Today, most modules (the word “module” is used here to describe essentially any discrete functional element of a computing platform) used in computing apparatus are standardised and freely interchangeable. This is advantageous, in that it lowers both the assembly cost and repair cost for computer apparatus, but has the disadvantage that it is relatively easy for computer apparatus to be reassembled from stolen modules, or to be counterfeited.
Much consideration has been given to the problem of making theft or counterfeiting of computer apparatus less attractive. Various proposals have been made as to how to render stolen apparatus inoperable. One approach is for computer apparatus to be fitted with a security device (such as a dedicated application specific integrated circuit) which can enable or disable function of the computer apparatus. This security device is adapted to receive signals (by means of a secure communications link) from a remote station, and only enables function of the computer apparatus if a desired signal is detected during an appropriate validation routine. On theft of the apparatus, the owner notifies the remote station, and the signal necessary to allow the security device to enable function of the computer apparatus is no longer broadcast.
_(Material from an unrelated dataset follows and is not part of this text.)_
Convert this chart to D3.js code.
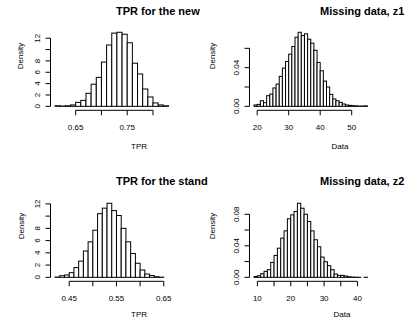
<!DOCTYPE html>
<html>
<head>
<meta charset="utf-8">
<script src="https://cdn.jsdelivr.net/npm/d3@7"></script>
<style>
  body { margin: 0; background: #fff; }
  svg text { font-family: "Liberation Sans", Arial, Helvetica, sans-serif; fill: #000; }
</style>
</head>
<body>
<svg id="fig" width="408" height="323"></svg>
<script>
// ---- Histogram densities (one value per bin) ----
const tprNewDensity = [0.1, 0.05, 0.1, 0.25, 0.7, 1.05, 2.3, 3.9, 5.1, 7.8, 10.8,
  12.9, 13.05, 12.7, 11.2, 7.6, 5.7, 3.05, 1.65, 0.6, 0.25, 0.1];
const tprNewBinStart = 0.61, tprNewBinWidth = 0.01;

const z1Density = [0.0014, 0.002, 0.0058, 0.0038, 0.011, 0.0127, 0.019, 0.023, 0.031,
  0.0395, 0.0464, 0.054, 0.0619, 0.0715, 0.0766, 0.0732, 0.075, 0.0694, 0.0653, 0.058,
  0.0454, 0.0368, 0.0261, 0.02, 0.0124, 0.0076, 0.0058, 0.0041, 0.0024, 0.0014, 0.001,
  0.0007, 0.0005, 0.0002, 0.0003, 0.0005];
const z1BinStart = 19, z1BinWidth = 1;

const tprStdDensity = [0.05, 0.27, 0.38, 0.76, 1.6, 2.65, 4.3, 5.8, 7.7, 10.4, 11.3,
  12.1, 10.9, 10.1, 8.0, 5.8, 3.9, 2.3, 1.2, 0.54, 0.3, 0.1, 0.03, 0];
const tprStdBinStart = 0.42, tprStdBinWidth = 0.01;

const z2Density = [0.001, 0.002, 0.0046, 0.0076, 0.0097, 0.019, 0.0278, 0.037, 0.0498,
  0.059, 0.0743, 0.0793, 0.0835, 0.094, 0.0877, 0.080, 0.0709, 0.059, 0.0477, 0.0388,
  0.0257, 0.0198, 0.0148, 0.0097, 0.0042, 0.0025, 0.0025, 0.0017, 0.0008, 0.0003,
  0.0002, 0.0001, 0, 0.0001];
const z2BinStart = 9, z2BinWidth = 1;

// ---- Titles, axis labels and ticks ----
const panelTitles = ["TPR for the new", "Missing data, z1", "TPR for the stand", "Missing data, z2"];
const xAxisTitles = ["TPR", "Data", "TPR", "Data"];
const yAxisTitle = "Density";

const tprNewXTicks = [0.65, 0.70, 0.75, 0.80];
const tprNewXLabels = ["0.65", "", "0.75", ""];
const z1XTicks = [20, 30, 40, 50];
const z1XLabels = ["20", "30", "40", "50"];
const tprStdXTicks = [0.45, 0.50, 0.55, 0.60, 0.65];
const tprStdXLabels = ["0.45", "", "0.55", "", "0.65"];
const z2XTicks = [10, 15, 20, 25, 30, 35, 40];
const z2XLabels = ["10", "", "20", "", "30", "", "40"];

const tprYTicks = [0, 2, 4, 6, 8, 10, 12];
const tprYLabels = ["0", "2", "4", "6", "8", "", "12"];
const z1YTicks = [0, 0.02, 0.04, 0.06];
const z1YLabels = ["0.00", "", "0.04", ""];
const z2YTicks = [0, 0.02, 0.04, 0.06, 0.08];
const z2YLabels = ["0.00", "", "0.04", "", "0.08"];

// ---- Panel assembly ----
const panels = [
  { dens: tprNewDensity, start: tprNewBinStart, width: tprNewBinWidth,
    xt: tprNewXTicks, xl: tprNewXLabels, yt: tprYTicks, yl: tprYLabels,
    title: panelTitles[0], xlab: xAxisTitles[0],
    box: { left: 50.5, top: 29.3 }, titleX: 116, titleY: 15, xlabX: 139, xlabY: 149, ylabX: 20, ylabY: 56 },
  { dens: z1Density, start: z1BinStart, width: z1BinWidth,
    xt: z1XTicks, xl: z1XLabels, yt: z1YTicks, yl: z1YLabels,
    title: panelTitles[1], xlab: xAxisTitles[1],
    box: { left: 249.5, top: 29.3 }, titleX: 320, titleY: 15, xlabX: 340, xlabY: 149, ylabX: 211.5, ylabY: 56 },
  { dens: tprStdDensity, start: tprStdBinStart, width: tprStdBinWidth,
    xt: tprStdXTicks, xl: tprStdXLabels, yt: tprYTicks, yl: tprYLabels,
    title: panelTitles[2], xlab: xAxisTitles[2],
    box: { left: 50.5, top: 200.3 }, titleX: 116, titleY: 185, xlabX: 139, xlabY: 317, ylabX: 21, ylabY: 226 },
  { dens: z2Density, start: z2BinStart, width: z2BinWidth,
    xt: z2XTicks, xl: z2XLabels, yt: z2YTicks, yl: z2YLabels,
    title: panelTitles[3], xlab: xAxisTitles[3],
    box: { left: 249.5, top: 200.3 }, titleX: 320, titleY: 185, xlabX: 342, xlabY: 317, ylabX: 212, ylabY: 226 }
];

const plotW = 122.5, plotH = 80, tickLen = 5;
const svg = d3.select("#fig");

panels.forEach(p => {
  const bins = p.dens.map((d, i) => ({ x0: p.start + i * p.width, x1: p.start + (i + 1) * p.width, d }));
  const lo = bins[0].x0, hi = bins[bins.length - 1].x1;
  const ext = 0.04 * (hi - lo);
  const ymax = d3.max(p.dens);
  const L = p.box.left, T = p.box.top, B = T + plotH;

  const x = d3.scaleLinear().domain([lo - ext, hi + ext]).range([L, L + plotW]);
  const y = d3.scaleLinear().domain([-0.04 * ymax, 1.04 * ymax]).range([B, T]);

  const g = svg.append("g");

  // bars
  g.selectAll("rect.bar").data(bins).enter().append("rect")
    .attr("class", "bar")
    .attr("x", b => x(b.x0))
    .attr("width", b => x(b.x1) - x(b.x0))
    .attr("y", b => y(b.d))
    .attr("height", b => y(0) - y(b.d))
    .attr("fill", "#fff")
    .attr("stroke", "#000")
    .attr("stroke-width", 1);

  // x axis
  const axY = B + 1;
  g.append("line")
    .attr("x1", x(p.xt[0])).attr("x2", x(p.xt[p.xt.length - 1]))
    .attr("y1", axY).attr("y2", axY)
    .attr("stroke", "#000").attr("stroke-width", 1);
  g.selectAll("line.xt").data(p.xt).enter().append("line")
    .attr("x1", d => x(d)).attr("x2", d => x(d))
    .attr("y1", axY).attr("y2", axY + tickLen)
    .attr("stroke", "#000").attr("stroke-width", 1);
  g.selectAll("text.xtl").data(p.xt).enter().append("text")
    .attr("x", d => x(d)).attr("y", axY + 19.5)
    .attr("text-anchor", "middle").attr("font-size", 8)
    .text((d, i) => p.xl[i]);

  // y axis
  g.append("line")
    .attr("x1", L).attr("x2", L)
    .attr("y1", y(p.yt[0])).attr("y2", y(p.yt[p.yt.length - 1]))
    .attr("stroke", "#000").attr("stroke-width", 1);
  g.selectAll("line.yt").data(p.yt).enter().append("line")
    .attr("x1", L - tickLen).attr("x2", L)
    .attr("y1", d => y(d)).attr("y2", d => y(d))
    .attr("stroke", "#000").attr("stroke-width", 1);
  g.selectAll("text.ytl").data(p.yt).enter().append("text")
    .attr("transform", d => `translate(${L - 11},${y(d)}) rotate(-90)`)
    .attr("text-anchor", "middle").attr("font-size", 8)
    .text((d, i) => p.yl[i]);

  // titles
  g.append("text")
    .attr("x", p.titleX).attr("y", p.titleY)
    .attr("font-size", 11).attr("font-weight", "bold")
    .text(p.title);
  g.append("text")
    .attr("x", p.xlabX).attr("y", p.xlabY)
    .attr("text-anchor", "middle").attr("font-size", 8)
    .text(p.xlab);
  g.append("text")
    .attr("transform", `translate(${p.ylabX + 3},${p.ylabY}) rotate(-90)`)
    .attr("text-anchor", "middle").attr("font-size", 8)
    .text(yAxisTitle);
});
</script>
</body>
</html>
This prior art solution is useful to prevent a thief from using stolen apparatus directly, but is of no assistance in preventing assembly of new (possibly counterfeit) apparatus by the thief from stolen modules—this is a significant practical concern. The more general, and probably more important, problem, is protection of the configuration of modules within a computer apparatus, and the prevention of reuse of stolen modules in a new configuration.